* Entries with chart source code
(begin)
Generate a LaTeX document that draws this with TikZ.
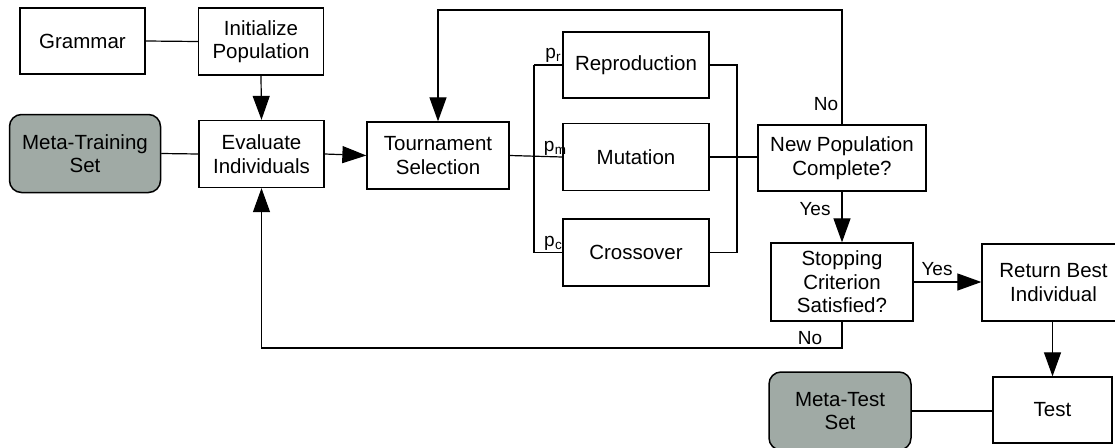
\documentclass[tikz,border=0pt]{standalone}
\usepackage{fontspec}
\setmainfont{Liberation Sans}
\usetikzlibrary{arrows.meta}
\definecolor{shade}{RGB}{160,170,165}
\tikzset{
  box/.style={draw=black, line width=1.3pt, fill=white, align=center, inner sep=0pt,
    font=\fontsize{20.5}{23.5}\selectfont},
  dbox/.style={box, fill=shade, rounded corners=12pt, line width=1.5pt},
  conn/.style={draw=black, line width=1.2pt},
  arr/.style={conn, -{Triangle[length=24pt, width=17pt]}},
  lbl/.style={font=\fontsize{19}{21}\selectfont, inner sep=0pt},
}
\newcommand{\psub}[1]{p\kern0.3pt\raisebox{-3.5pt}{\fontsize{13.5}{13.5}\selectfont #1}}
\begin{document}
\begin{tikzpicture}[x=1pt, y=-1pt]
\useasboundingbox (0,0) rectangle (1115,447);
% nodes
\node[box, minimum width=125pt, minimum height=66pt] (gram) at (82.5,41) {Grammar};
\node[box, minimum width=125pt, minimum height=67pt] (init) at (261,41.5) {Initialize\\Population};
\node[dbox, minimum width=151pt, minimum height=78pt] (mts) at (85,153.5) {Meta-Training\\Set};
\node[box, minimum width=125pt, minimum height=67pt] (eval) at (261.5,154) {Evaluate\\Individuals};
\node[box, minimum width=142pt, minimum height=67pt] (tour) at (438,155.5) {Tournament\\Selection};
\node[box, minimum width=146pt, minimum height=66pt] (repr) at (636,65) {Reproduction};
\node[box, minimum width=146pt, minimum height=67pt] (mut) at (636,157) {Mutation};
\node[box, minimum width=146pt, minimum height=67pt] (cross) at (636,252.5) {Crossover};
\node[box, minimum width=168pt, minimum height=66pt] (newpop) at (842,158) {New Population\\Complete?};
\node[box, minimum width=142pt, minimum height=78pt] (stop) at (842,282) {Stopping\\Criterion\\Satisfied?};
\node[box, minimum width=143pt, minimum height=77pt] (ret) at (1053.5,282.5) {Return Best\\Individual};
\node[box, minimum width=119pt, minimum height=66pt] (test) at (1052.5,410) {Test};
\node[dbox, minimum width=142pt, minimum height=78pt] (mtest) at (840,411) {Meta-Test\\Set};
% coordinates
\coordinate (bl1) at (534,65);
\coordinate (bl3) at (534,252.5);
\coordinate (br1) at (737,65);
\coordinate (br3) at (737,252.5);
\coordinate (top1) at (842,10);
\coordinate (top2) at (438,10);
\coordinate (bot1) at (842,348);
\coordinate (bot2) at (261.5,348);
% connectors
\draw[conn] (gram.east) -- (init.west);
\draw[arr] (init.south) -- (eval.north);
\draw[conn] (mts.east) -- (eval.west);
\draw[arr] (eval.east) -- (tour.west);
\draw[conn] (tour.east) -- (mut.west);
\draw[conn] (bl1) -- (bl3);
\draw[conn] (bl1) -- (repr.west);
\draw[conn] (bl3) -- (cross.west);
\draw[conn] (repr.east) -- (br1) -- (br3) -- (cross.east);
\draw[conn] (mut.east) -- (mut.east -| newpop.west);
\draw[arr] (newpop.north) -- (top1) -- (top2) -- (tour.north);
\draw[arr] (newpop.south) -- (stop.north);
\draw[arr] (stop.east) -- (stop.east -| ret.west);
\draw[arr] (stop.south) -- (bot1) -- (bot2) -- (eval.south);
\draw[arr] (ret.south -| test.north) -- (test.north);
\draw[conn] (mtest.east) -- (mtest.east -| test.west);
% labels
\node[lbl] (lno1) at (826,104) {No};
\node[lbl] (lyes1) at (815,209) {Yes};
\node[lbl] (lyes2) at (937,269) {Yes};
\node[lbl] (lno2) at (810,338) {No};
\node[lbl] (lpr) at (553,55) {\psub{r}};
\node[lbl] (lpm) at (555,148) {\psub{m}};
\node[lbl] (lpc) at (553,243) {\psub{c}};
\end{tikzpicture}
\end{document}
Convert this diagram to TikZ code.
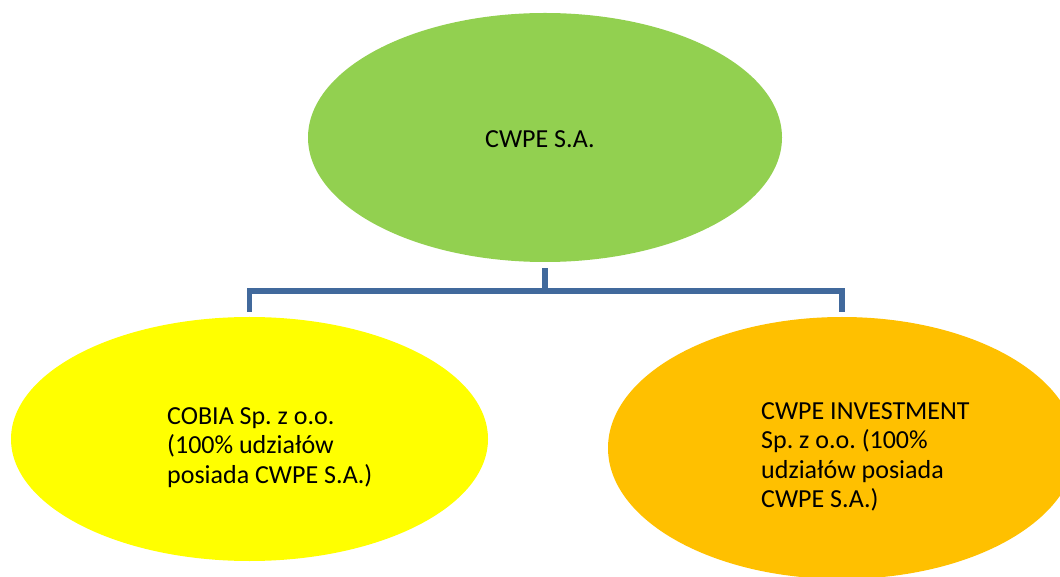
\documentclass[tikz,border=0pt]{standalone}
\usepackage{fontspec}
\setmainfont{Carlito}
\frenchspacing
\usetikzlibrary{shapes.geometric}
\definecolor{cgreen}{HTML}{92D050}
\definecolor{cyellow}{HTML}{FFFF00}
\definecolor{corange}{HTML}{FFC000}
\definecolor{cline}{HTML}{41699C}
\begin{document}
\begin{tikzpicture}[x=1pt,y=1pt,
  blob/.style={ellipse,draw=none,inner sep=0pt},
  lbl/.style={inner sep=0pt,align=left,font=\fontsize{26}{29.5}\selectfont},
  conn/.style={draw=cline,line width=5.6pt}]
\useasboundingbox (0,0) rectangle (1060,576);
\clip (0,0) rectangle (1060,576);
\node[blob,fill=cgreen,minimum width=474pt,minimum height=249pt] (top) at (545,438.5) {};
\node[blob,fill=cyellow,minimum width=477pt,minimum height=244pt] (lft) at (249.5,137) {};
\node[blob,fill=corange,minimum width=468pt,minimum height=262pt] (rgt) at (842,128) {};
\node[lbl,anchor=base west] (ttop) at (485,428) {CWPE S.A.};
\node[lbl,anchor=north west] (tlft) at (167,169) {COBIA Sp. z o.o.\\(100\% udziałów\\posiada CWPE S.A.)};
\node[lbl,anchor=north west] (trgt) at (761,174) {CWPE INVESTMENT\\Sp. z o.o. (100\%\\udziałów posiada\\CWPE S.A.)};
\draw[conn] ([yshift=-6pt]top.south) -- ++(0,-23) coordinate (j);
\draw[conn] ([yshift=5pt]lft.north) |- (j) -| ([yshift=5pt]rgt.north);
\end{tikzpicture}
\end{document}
(end)
Copy the material exactly. Do not include the pictures.

* The answer
Generate a LaTeX document that draws this with TikZ.
\documentclass[tikz,border=0pt]{standalone}
\usepackage{fontspec}
\setmainfont{Liberation Sans}
\usetikzlibrary{arrows.meta}
\definecolor{shade}{RGB}{160,170,165}
\tikzset{
  box/.style={draw=black, line width=1.3pt, fill=white, align=center, inner sep=0pt,
    font=\fontsize{20.5}{23.5}\selectfont},
  dbox/.style={box, fill=shade, rounded corners=12pt, line width=1.5pt},
  conn/.style={draw=black, line width=1.2pt},
  arr/.style={conn, -{Triangle[length=24pt, width=17pt]}},
  lbl/.style={font=\fontsize{19}{21}\selectfont, inner sep=0pt},
}
\newcommand{\psub}[1]{p\kern0.3pt\raisebox{-3.5pt}{\fontsize{13.5}{13.5}\selectfont #1}}
\begin{document}
\begin{tikzpicture}[x=1pt, y=-1pt]
\useasboundingbox (0,0) rectangle (1115,447);
% nodes
\node[box, minimum width=125pt, minimum height=66pt] (gram) at (82.5,41) {Grammar};
\node[box, minimum width=125pt, minimum height=67pt] (init) at (261,41.5) {Initialize\\Population};
\node[dbox, minimum width=151pt, minimum height=78pt] (mts) at (85,153.5) {Meta-Training\\Set};
\node[box, minimum width=125pt, minimum height=67pt] (eval) at (261.5,154) {Evaluate\\Individuals};
\node[box, minimum width=142pt, minimum height=67pt] (tour) at (438,155.5) {Tournament\\Selection};
\node[box, minimum width=146pt, minimum height=66pt] (repr) at (636,65) {Reproduction};
\node[box, minimum width=146pt, minimum height=67pt] (mut) at (636,157) {Mutation};
\node[box, minimum width=146pt, minimum height=67pt] (cross) at (636,252.5) {Crossover};
\node[box, minimum width=168pt, minimum height=66pt] (newpop) at (842,158) {New Population\\Complete?};
\node[box, minimum width=142pt, minimum height=78pt] (stop) at (842,282) {Stopping\\Criterion\\Satisfied?};
\node[box, minimum width=143pt, minimum height=77pt] (ret) at (1053.5,282.5) {Return Best\\Individual};
\node[box, minimum width=119pt, minimum height=66pt] (test) at (1052.5,410) {Test};
\node[dbox, minimum width=142pt, minimum height=78pt] (mtest) at (840,411) {Meta-Test\\Set};
% coordinates
\coordinate (bl1) at (534,65);
\coordinate (bl3) at (534,252.5);
\coordinate (br1) at (737,65);
\coordinate (br3) at (737,252.5);
\coordinate (top1) at (842,10);
\coordinate (top2) at (438,10);
\coordinate (bot1) at (842,348);
\coordinate (bot2) at (261.5,348);
% connectors
\draw[conn] (gram.east) -- (init.west);
\draw[arr] (init.south) -- (eval.north);
\draw[conn] (mts.east) -- (eval.west);
\draw[arr] (eval.east) -- (tour.west);
\draw[conn] (tour.east) -- (mut.west);
\draw[conn] (bl1) -- (bl3);
\draw[conn] (bl1) -- (repr.west);
\draw[conn] (bl3) -- (cross.west);
\draw[conn] (repr.east) -- (br1) -- (br3) -- (cross.east);
\draw[conn] (mut.east) -- (mut.east -| newpop.west);
\draw[arr] (newpop.north) -- (top1) -- (top2) -- (tour.north);
\draw[arr] (newpop.south) -- (stop.north);
\draw[arr] (stop.east) -- (stop.east -| ret.west);
\draw[arr] (stop.south) -- (bot1) -- (bot2) -- (eval.south);
\draw[arr] (ret.south -| test.north) -- (test.north);
\draw[conn] (mtest.east) -- (mtest.east -| test.west);
% labels
\node[lbl] (lno1) at (826,104) {No};
\node[lbl] (lyes1) at (815,209) {Yes};
\node[lbl] (lyes2) at (937,269) {Yes};
\node[lbl] (lno2) at (810,338) {No};
\node[lbl] (lpr) at (553,55) {\psub{r}};
\node[lbl] (lpm) at (555,148) {\psub{m}};
\node[lbl] (lpc) at (553,243) {\psub{c}};
\end{tikzpicture}
\end{document}
Convert this diagram to TikZ code.
\documentclass[tikz,border=0pt]{standalone}
\usepackage{fontspec}
\setmainfont{Carlito}
\frenchspacing
\usetikzlibrary{shapes.geometric}
\definecolor{cgreen}{HTML}{92D050}
\definecolor{cyellow}{HTML}{FFFF00}
\definecolor{corange}{HTML}{FFC000}
\definecolor{cline}{HTML}{41699C}
\begin{document}
\begin{tikzpicture}[x=1pt,y=1pt,
  blob/.style={ellipse,draw=none,inner sep=0pt},
  lbl/.style={inner sep=0pt,align=left,font=\fontsize{26}{29.5}\selectfont},
  conn/.style={draw=cline,line width=5.6pt}]
\useasboundingbox (0,0) rectangle (1060,576);
\clip (0,0) rectangle (1060,576);
\node[blob,fill=cgreen,minimum width=474pt,minimum height=249pt] (top) at (545,438.5) {};
\node[blob,fill=cyellow,minimum width=477pt,minimum height=244pt] (lft) at (249.5,137) {};
\node[blob,fill=corange,minimum width=468pt,minimum height=262pt] (rgt) at (842,128) {};
\node[lbl,anchor=base west] (ttop) at (485,428) {CWPE S.A.};
\node[lbl,anchor=north west] (tlft) at (167,169) {COBIA Sp. z o.o.\\(100\% udziałów\\posiada CWPE S.A.)};
\node[lbl,anchor=north west] (trgt) at (761,174) {CWPE INVESTMENT\\Sp. z o.o. (100\%\\udziałów posiada\\CWPE S.A.)};
\draw[conn] ([yshift=-6pt]top.south) -- ++(0,-23) coordinate (j);
\draw[conn] ([yshift=5pt]lft.north) |- (j) -| ([yshift=5pt]rgt.north);
\end{tikzpicture}
\end{document}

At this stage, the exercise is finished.